### STATED TASK:
From the very first line of the data to the line containing "(c10 -| b6.west);", retype everything exactly, leaving the pictures behind.

### INFORMATION SHOWN:
┌────────
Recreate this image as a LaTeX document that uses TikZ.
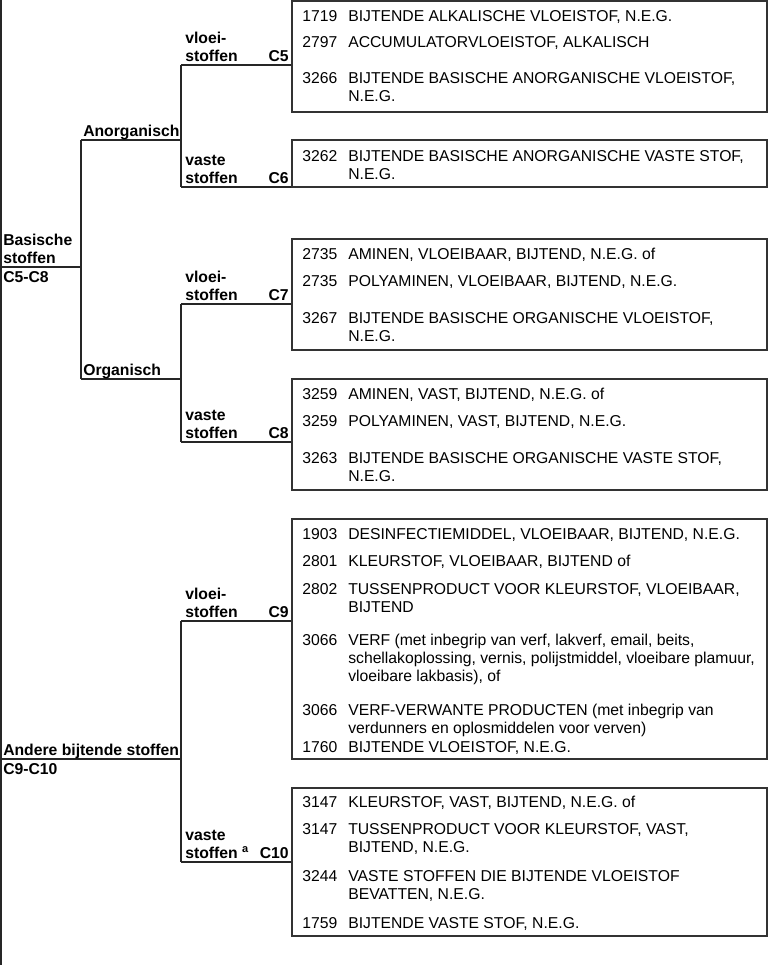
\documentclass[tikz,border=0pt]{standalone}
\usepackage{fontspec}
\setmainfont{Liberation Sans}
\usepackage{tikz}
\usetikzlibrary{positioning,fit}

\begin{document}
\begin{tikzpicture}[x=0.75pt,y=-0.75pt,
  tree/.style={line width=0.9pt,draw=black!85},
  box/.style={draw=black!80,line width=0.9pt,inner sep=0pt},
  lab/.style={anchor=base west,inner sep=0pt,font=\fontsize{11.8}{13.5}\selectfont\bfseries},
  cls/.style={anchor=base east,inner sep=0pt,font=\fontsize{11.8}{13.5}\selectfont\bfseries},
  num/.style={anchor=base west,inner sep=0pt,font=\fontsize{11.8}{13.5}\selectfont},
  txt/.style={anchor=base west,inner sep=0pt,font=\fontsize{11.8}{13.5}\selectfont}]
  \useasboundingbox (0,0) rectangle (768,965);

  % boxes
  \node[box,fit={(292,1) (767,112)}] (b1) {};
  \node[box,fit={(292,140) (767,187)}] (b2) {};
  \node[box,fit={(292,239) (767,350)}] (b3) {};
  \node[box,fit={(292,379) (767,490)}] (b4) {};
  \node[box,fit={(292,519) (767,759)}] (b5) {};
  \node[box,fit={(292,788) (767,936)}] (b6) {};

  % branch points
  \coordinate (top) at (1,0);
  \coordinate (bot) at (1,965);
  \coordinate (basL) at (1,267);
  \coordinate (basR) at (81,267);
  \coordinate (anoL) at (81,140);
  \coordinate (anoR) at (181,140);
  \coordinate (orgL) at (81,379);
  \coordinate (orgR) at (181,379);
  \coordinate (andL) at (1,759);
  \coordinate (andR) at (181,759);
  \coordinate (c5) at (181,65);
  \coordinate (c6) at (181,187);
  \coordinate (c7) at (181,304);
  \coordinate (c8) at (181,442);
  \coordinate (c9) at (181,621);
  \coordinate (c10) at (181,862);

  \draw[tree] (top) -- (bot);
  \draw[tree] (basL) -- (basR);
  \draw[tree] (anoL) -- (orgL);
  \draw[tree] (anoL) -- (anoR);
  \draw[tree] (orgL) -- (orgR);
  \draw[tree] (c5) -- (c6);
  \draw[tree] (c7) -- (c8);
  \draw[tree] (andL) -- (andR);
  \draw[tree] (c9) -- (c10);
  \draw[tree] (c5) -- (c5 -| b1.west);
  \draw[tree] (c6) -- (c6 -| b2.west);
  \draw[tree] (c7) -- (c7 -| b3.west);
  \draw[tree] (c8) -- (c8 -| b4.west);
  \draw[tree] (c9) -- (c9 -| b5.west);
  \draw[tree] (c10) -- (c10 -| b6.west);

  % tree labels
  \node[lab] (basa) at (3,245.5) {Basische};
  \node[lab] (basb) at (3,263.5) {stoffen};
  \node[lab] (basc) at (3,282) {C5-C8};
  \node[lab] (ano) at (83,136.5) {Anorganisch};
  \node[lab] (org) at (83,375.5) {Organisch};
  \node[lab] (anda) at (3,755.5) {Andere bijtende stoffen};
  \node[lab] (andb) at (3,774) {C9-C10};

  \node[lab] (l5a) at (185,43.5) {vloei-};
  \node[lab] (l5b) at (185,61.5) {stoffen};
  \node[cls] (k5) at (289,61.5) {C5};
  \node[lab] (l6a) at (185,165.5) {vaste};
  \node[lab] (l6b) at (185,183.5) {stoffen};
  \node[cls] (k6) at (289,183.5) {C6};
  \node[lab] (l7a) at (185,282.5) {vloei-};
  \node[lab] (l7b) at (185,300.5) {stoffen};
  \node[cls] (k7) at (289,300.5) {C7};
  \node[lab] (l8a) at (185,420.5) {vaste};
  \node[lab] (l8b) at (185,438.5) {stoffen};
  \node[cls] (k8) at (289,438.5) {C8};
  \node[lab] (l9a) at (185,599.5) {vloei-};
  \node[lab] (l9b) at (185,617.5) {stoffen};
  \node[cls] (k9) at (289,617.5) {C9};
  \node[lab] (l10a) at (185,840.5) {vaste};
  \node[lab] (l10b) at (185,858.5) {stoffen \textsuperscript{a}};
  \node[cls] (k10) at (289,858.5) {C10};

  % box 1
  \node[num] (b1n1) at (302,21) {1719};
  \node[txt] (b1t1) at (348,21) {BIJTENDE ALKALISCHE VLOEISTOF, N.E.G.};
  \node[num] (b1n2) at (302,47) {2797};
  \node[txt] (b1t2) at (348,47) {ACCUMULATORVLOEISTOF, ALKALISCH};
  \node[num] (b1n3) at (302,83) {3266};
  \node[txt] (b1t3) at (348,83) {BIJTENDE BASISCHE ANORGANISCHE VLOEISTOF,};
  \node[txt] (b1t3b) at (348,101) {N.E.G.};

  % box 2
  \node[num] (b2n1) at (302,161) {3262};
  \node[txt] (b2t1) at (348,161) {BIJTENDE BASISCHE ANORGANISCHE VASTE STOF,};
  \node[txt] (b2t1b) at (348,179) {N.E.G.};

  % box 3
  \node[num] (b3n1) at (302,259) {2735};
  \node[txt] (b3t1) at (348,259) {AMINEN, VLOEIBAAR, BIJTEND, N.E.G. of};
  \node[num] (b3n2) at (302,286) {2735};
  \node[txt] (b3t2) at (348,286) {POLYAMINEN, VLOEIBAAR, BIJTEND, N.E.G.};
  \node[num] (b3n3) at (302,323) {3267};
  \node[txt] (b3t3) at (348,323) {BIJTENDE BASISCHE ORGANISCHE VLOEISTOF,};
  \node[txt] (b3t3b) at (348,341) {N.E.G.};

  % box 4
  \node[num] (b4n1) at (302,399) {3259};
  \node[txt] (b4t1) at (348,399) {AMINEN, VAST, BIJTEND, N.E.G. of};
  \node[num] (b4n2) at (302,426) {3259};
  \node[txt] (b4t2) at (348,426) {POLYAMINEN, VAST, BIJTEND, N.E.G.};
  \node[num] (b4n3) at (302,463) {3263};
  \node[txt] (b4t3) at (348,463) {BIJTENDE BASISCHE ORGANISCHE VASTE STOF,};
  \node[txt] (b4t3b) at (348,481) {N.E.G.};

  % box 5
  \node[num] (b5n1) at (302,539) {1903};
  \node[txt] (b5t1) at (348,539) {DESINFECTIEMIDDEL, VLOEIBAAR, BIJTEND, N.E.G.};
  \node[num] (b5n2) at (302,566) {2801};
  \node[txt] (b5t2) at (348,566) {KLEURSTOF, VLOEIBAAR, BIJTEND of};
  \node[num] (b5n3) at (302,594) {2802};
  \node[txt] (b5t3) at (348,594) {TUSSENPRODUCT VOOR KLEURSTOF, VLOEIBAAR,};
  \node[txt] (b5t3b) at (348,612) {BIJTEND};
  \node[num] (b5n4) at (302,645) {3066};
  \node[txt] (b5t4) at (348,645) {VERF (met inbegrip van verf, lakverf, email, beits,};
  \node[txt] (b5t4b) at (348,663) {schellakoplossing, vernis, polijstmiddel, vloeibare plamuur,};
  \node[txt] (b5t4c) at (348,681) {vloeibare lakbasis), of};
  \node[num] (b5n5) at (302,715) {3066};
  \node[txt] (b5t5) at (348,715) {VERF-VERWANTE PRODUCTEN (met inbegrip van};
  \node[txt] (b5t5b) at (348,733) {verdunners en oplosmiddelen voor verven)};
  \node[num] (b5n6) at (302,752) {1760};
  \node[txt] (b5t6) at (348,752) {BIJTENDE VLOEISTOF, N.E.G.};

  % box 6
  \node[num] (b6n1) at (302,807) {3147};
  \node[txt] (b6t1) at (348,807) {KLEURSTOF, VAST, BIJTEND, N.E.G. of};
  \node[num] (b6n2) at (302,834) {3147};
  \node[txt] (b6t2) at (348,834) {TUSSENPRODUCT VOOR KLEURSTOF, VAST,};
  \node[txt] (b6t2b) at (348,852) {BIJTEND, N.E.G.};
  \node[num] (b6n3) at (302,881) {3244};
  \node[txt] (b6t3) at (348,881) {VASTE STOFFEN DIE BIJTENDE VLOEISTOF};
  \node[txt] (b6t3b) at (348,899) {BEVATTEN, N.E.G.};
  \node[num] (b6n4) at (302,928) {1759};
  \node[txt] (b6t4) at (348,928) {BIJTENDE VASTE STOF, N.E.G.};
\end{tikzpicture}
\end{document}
└────────
### WRITTEN RESPONSE:
Recreate this image as a LaTeX document that uses TikZ.
\documentclass[tikz,border=0pt]{standalone}
\usepackage{fontspec}
\setmainfont{Liberation Sans}
\usepackage{tikz}
\usetikzlibrary{positioning,fit}

\begin{document}
\begin{tikzpicture}[x=0.75pt,y=-0.75pt,
  tree/.style={line width=0.9pt,draw=black!85},
  box/.style={draw=black!80,line width=0.9pt,inner sep=0pt},
  lab/.style={anchor=base west,inner sep=0pt,font=\fontsize{11.8}{13.5}\selectfont\bfseries},
  cls/.style={anchor=base east,inner sep=0pt,font=\fontsize{11.8}{13.5}\selectfont\bfseries},
  num/.style={anchor=base west,inner sep=0pt,font=\fontsize{11.8}{13.5}\selectfont},
  txt/.style={anchor=base west,inner sep=0pt,font=\fontsize{11.8}{13.5}\selectfont}]
  \useasboundingbox (0,0) rectangle (768,965);

  % boxes
  \node[box,fit={(292,1) (767,112)}] (b1) {};
  \node[box,fit={(292,140) (767,187)}] (b2) {};
  \node[box,fit={(292,239) (767,350)}] (b3) {};
  \node[box,fit={(292,379) (767,490)}] (b4) {};
  \node[box,fit={(292,519) (767,759)}] (b5) {};
  \node[box,fit={(292,788) (767,936)}] (b6) {};

  % branch points
  \coordinate (top) at (1,0);
  \coordinate (bot) at (1,965);
  \coordinate (basL) at (1,267);
  \coordinate (basR) at (81,267);
  \coordinate (anoL) at (81,140);
  \coordinate (anoR) at (181,140);
  \coordinate (orgL) at (81,379);
  \coordinate (orgR) at (181,379);
  \coordinate (andL) at (1,759);
  \coordinate (andR) at (181,759);
  \coordinate (c5) at (181,65);
  \coordinate (c6) at (181,187);
  \coordinate (c7) at (181,304);
  \coordinate (c8) at (181,442);
  \coordinate (c9) at (181,621);
  \coordinate (c10) at (181,862);

  \draw[tree] (top) -- (bot);
  \draw[tree] (basL) -- (basR);
  \draw[tree] (anoL) -- (orgL);
  \draw[tree] (anoL) -- (anoR);
  \draw[tree] (orgL) -- (orgR);
  \draw[tree] (c5) -- (c6);
  \draw[tree] (c7) -- (c8);
  \draw[tree] (andL) -- (andR);
  \draw[tree] (c9) -- (c10);
  \draw[tree] (c5) -- (c5 -| b1.west);
  \draw[tree] (c6) -- (c6 -| b2.west);
  \draw[tree] (c7) -- (c7 -| b3.west);
  \draw[tree] (c8) -- (c8 -| b4.west);
  \draw[tree] (c9) -- (c9 -| b5.west);
  \draw[tree] (c10) -- (c10 -| b6.west);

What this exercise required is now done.